▶ **What is needed**: Retype exactly what runs from the first line of the data to the line with "markeredgewidth=1.1, label='cell throughput')", keeping both of those lines and skipping pictures.
■ ■ ■
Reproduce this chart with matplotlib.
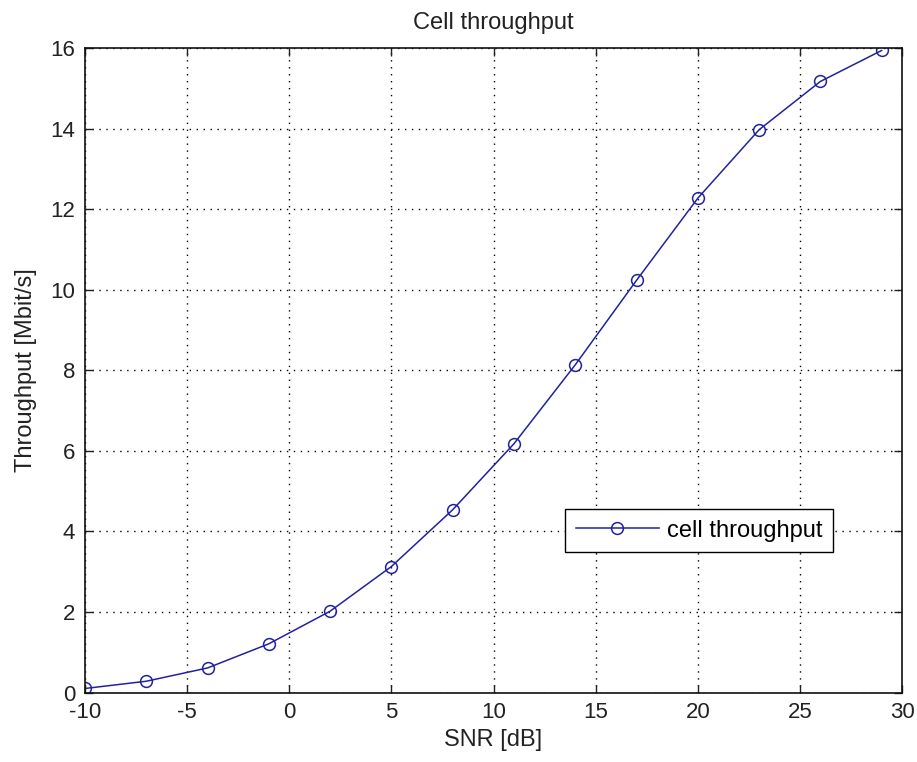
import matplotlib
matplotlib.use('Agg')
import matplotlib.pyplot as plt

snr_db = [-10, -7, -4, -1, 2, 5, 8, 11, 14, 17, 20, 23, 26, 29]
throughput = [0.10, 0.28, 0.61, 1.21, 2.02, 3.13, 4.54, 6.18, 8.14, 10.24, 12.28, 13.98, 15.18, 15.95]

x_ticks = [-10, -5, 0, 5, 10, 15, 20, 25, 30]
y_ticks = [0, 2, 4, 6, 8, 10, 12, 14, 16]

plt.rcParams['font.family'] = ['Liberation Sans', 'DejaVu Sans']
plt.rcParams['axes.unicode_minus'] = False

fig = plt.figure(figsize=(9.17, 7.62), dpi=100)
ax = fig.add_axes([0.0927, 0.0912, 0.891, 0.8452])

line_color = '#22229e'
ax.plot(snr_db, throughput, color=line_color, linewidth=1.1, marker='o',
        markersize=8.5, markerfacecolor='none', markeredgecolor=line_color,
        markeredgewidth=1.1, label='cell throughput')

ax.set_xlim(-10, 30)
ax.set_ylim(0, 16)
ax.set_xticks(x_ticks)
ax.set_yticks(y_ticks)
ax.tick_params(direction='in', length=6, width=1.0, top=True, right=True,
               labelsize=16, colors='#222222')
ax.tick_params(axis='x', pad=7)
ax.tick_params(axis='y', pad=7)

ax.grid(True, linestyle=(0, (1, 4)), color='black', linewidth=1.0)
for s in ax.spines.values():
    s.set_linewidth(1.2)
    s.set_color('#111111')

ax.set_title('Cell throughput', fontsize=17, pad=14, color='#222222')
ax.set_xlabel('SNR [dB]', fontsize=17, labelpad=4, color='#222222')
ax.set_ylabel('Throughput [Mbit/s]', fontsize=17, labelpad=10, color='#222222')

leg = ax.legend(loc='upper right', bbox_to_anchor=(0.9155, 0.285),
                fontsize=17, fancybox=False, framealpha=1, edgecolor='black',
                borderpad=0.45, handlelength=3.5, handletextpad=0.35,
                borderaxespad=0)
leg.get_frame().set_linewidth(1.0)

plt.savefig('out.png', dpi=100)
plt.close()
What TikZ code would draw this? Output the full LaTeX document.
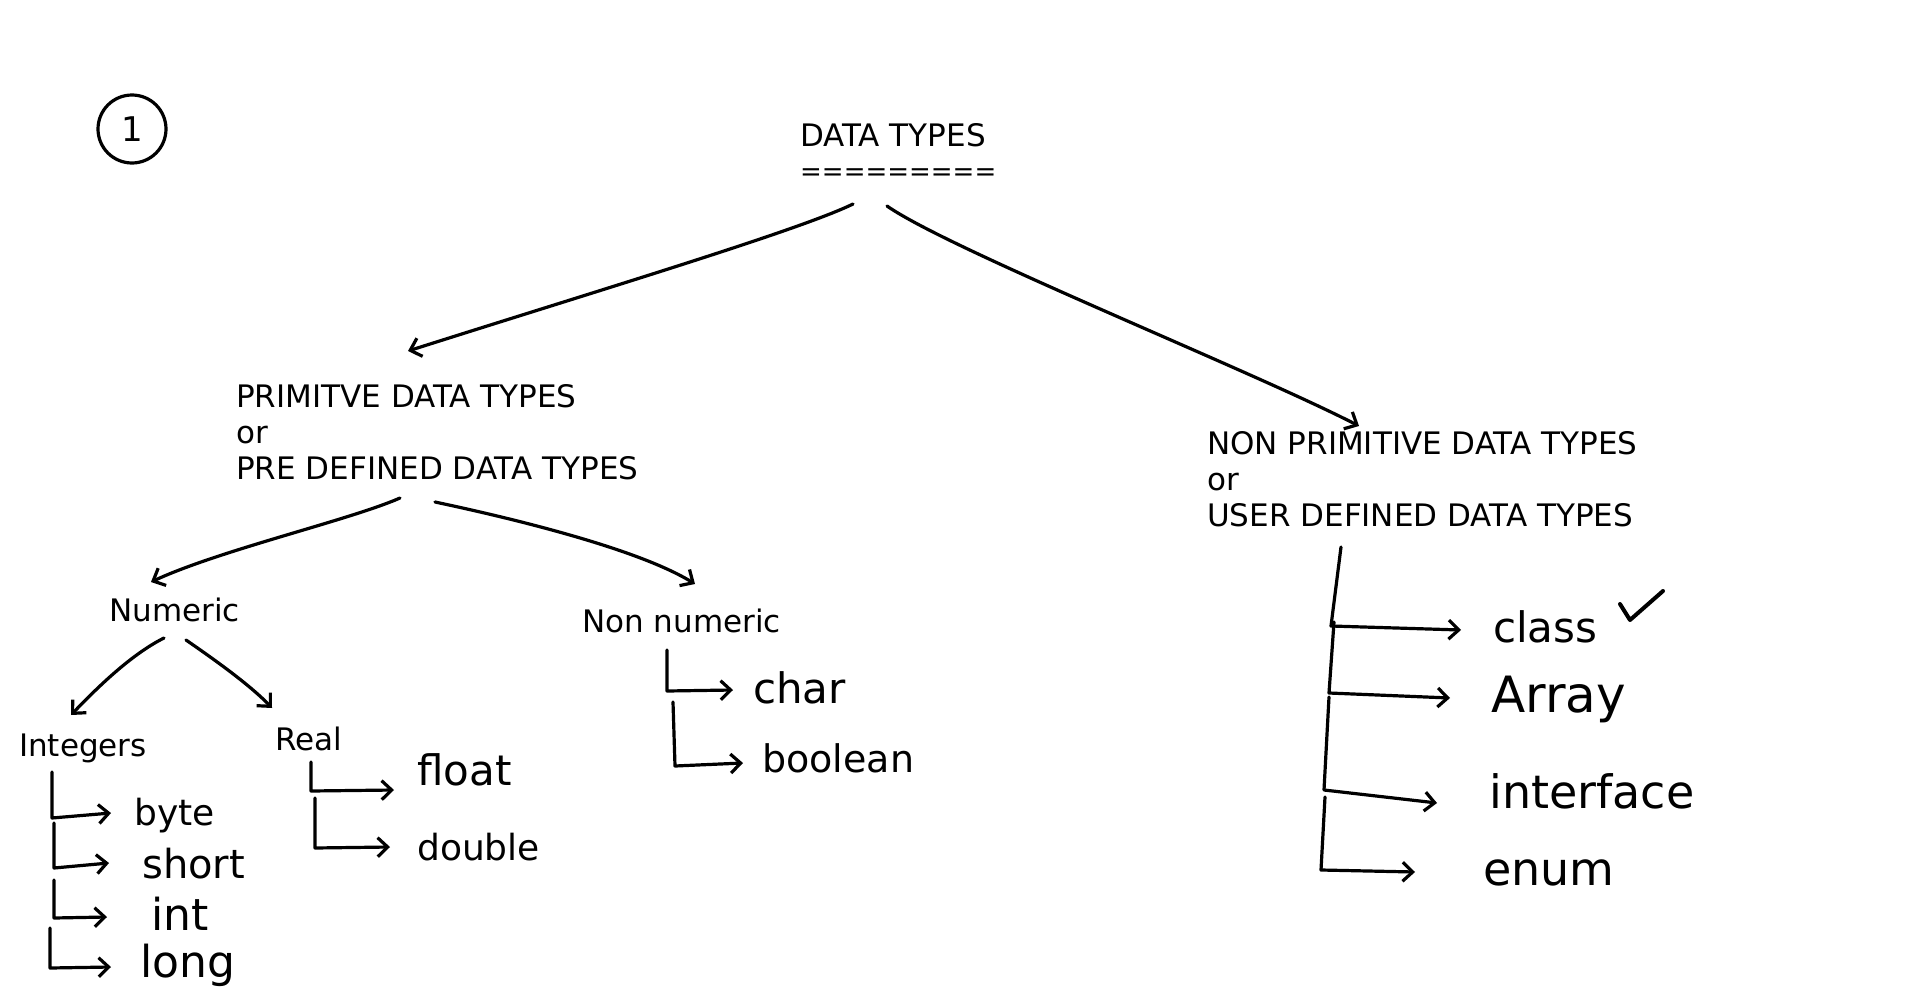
■ ■ ■
▶ **Task solution**:
Reproduce this chart with matplotlib.
import matplotlib
matplotlib.use('Agg')
import matplotlib.pyplot as plt

snr_db = [-10, -7, -4, -1, 2, 5, 8, 11, 14, 17, 20, 23, 26, 29]
throughput = [0.10, 0.28, 0.61, 1.21, 2.02, 3.13, 4.54, 6.18, 8.14, 10.24, 12.28, 13.98, 15.18, 15.95]

x_ticks = [-10, -5, 0, 5, 10, 15, 20, 25, 30]
y_ticks = [0, 2, 4, 6, 8, 10, 12, 14, 16]

plt.rcParams['font.family'] = ['Liberation Sans', 'DejaVu Sans']
plt.rcParams['axes.unicode_minus'] = False

fig = plt.figure(figsize=(9.17, 7.62), dpi=100)
ax = fig.add_axes([0.0927, 0.0912, 0.891, 0.8452])

line_color = '#22229e'
ax.plot(snr_db, throughput, color=line_color, linewidth=1.1, marker='o',
        markersize=8.5, markerfacecolor='none', markeredgecolor=line_color,
        markeredgewidth=1.1, label='cell throughput')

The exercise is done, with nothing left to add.